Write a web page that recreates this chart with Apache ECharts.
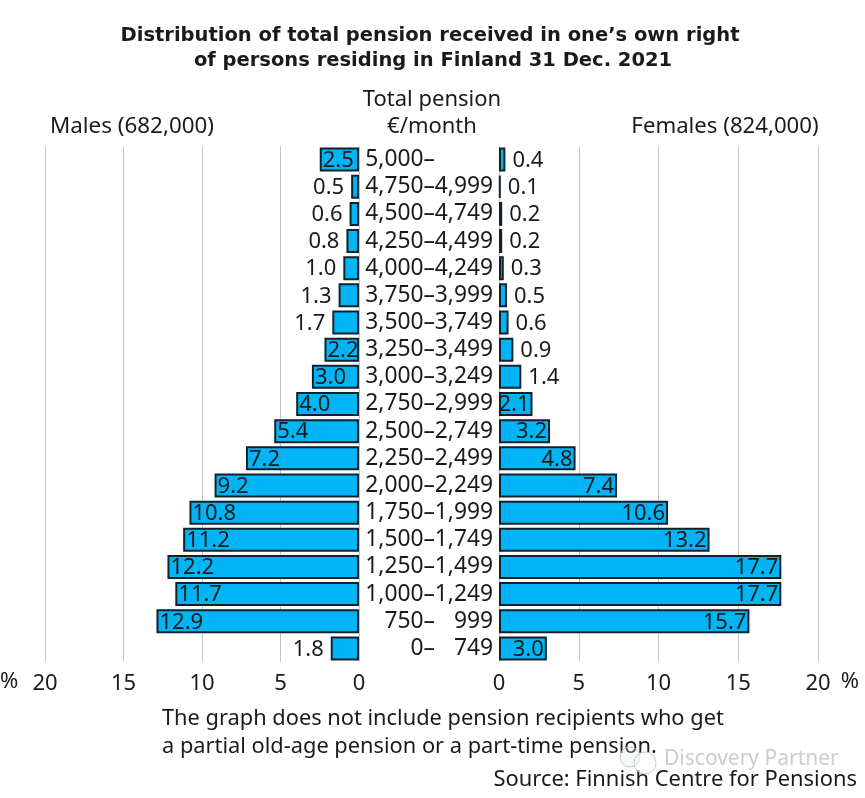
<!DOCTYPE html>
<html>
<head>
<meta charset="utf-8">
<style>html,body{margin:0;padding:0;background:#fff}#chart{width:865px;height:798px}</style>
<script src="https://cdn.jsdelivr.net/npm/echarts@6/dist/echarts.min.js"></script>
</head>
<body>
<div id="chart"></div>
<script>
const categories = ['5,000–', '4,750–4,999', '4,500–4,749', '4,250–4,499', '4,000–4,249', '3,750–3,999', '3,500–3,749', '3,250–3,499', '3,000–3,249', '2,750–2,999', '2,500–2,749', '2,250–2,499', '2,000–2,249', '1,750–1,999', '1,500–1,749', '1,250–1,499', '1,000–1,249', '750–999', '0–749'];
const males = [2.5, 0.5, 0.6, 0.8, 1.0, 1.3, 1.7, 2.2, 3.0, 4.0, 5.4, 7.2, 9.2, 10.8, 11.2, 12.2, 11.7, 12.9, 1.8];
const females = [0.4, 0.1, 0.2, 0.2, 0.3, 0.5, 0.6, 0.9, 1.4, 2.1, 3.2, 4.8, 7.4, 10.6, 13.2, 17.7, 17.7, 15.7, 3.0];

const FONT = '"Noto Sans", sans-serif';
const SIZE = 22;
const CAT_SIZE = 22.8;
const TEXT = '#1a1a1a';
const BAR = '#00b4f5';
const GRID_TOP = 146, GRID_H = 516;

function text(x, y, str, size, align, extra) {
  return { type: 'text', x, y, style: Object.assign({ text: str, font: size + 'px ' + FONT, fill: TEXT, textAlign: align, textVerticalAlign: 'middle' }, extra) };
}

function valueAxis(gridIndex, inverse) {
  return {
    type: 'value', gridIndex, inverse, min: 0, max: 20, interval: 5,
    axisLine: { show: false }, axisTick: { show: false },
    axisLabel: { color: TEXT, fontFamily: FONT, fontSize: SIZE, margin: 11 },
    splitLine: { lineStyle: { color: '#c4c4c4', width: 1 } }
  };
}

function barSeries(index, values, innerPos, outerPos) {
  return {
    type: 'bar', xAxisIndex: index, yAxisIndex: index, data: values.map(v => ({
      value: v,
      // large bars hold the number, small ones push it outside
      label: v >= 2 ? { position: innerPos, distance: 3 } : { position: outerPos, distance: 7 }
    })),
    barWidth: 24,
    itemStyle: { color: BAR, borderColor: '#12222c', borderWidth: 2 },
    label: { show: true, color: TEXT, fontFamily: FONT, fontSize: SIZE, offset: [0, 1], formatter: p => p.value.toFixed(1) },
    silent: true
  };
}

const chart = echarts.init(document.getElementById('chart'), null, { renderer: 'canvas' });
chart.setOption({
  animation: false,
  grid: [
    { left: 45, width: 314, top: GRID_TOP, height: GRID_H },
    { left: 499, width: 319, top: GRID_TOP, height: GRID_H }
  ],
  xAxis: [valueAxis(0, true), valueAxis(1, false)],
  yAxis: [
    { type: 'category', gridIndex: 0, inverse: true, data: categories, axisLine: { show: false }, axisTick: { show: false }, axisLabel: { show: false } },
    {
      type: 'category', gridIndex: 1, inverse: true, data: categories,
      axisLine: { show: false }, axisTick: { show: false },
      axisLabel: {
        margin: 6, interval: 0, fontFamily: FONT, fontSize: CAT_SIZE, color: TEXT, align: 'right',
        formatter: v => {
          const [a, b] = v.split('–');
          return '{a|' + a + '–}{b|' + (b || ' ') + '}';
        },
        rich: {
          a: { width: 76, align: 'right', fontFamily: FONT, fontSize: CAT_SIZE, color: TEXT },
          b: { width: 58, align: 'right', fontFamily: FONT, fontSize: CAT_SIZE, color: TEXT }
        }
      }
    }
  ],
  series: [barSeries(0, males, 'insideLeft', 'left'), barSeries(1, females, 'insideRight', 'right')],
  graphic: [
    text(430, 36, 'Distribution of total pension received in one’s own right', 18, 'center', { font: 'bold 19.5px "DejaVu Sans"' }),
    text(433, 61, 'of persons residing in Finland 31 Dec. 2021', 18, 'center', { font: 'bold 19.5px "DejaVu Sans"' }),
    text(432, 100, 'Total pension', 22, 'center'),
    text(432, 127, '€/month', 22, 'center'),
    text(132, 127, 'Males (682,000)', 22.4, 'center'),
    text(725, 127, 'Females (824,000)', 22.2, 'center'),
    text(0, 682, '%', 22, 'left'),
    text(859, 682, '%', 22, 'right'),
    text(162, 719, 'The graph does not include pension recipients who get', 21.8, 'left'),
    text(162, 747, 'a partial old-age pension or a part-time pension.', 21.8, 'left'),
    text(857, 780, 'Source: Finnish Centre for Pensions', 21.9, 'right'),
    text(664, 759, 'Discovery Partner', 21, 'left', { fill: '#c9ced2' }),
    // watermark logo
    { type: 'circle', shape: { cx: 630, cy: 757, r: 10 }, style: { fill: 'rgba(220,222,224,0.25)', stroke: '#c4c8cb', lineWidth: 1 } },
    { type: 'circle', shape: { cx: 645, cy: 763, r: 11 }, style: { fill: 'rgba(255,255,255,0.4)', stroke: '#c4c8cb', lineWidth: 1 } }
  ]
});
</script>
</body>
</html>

******

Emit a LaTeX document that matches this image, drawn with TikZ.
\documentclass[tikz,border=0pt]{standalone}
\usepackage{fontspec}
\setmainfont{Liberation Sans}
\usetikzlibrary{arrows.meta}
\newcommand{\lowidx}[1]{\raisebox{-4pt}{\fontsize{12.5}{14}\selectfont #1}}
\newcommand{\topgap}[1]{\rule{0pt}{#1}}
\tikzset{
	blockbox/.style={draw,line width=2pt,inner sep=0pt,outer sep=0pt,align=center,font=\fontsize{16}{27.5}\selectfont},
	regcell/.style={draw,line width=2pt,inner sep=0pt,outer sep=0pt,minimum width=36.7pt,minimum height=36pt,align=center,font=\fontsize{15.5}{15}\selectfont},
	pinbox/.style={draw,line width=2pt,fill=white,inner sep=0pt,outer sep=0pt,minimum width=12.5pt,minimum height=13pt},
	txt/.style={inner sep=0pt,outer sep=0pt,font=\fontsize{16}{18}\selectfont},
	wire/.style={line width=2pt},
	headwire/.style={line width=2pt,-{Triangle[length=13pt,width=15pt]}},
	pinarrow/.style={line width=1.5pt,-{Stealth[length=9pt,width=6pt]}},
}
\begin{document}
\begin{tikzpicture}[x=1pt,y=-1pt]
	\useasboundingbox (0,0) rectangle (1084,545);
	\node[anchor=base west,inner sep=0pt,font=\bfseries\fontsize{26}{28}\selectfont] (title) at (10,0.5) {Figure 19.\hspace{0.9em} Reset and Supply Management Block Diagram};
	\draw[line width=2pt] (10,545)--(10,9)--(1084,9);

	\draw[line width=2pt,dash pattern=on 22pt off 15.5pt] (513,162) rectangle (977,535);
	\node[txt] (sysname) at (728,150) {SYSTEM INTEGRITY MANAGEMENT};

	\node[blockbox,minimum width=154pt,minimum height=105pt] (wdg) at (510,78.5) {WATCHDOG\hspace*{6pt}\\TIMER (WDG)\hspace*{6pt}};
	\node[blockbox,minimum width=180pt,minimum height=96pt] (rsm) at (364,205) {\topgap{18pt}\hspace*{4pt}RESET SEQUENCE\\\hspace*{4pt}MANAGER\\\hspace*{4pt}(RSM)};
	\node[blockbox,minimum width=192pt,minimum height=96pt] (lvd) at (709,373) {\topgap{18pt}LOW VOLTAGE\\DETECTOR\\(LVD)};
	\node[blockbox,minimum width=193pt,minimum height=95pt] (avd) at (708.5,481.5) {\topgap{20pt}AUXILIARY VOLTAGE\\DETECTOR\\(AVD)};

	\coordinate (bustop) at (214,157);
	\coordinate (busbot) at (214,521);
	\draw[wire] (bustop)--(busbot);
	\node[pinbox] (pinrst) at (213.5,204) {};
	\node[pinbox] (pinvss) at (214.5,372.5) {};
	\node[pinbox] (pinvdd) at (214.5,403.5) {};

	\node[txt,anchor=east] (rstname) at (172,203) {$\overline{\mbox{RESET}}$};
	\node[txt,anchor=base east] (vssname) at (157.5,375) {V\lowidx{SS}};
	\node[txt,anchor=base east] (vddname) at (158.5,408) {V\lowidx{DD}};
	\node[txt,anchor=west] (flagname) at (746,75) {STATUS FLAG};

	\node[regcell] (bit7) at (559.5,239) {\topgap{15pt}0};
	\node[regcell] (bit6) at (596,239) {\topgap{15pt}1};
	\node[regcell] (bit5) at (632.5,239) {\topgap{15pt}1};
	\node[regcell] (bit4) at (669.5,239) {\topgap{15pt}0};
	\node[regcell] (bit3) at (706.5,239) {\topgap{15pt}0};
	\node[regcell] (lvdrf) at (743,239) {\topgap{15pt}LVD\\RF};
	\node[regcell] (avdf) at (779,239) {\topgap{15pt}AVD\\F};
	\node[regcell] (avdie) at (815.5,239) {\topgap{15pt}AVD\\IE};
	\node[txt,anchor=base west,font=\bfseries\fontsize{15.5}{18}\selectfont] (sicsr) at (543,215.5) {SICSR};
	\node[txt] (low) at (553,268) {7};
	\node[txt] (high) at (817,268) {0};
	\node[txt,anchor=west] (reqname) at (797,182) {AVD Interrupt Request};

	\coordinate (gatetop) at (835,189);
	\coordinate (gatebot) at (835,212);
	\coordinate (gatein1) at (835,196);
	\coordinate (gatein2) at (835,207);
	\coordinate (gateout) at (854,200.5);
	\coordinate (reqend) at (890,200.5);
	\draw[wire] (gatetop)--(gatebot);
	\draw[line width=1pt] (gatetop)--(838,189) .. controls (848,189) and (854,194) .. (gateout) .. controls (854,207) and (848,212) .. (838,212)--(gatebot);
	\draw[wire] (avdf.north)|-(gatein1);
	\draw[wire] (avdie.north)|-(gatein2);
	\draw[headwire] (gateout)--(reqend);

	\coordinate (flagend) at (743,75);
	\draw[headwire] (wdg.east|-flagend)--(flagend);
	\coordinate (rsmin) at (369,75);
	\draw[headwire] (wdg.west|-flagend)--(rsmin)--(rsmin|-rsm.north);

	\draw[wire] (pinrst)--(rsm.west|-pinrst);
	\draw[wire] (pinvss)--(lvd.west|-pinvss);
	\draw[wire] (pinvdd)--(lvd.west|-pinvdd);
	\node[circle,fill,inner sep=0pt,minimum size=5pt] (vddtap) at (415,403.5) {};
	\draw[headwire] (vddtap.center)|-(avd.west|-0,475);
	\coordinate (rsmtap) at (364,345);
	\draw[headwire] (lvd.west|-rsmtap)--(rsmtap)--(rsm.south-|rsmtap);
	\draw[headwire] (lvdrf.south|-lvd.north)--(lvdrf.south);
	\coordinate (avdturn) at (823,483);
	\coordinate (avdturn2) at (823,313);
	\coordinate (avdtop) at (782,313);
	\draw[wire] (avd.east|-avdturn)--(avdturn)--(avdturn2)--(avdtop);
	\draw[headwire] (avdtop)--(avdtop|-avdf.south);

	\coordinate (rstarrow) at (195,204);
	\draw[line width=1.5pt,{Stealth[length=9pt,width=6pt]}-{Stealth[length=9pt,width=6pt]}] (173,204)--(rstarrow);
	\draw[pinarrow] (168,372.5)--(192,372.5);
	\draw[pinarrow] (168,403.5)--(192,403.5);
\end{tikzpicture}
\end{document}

******

- JOB
Search the data for "that". Copy every matching line.

- SOLVED PROBLEM
Write a web page that recreates this chart with Apache ECharts.
Emit a LaTeX document that matches this image, drawn with TikZ.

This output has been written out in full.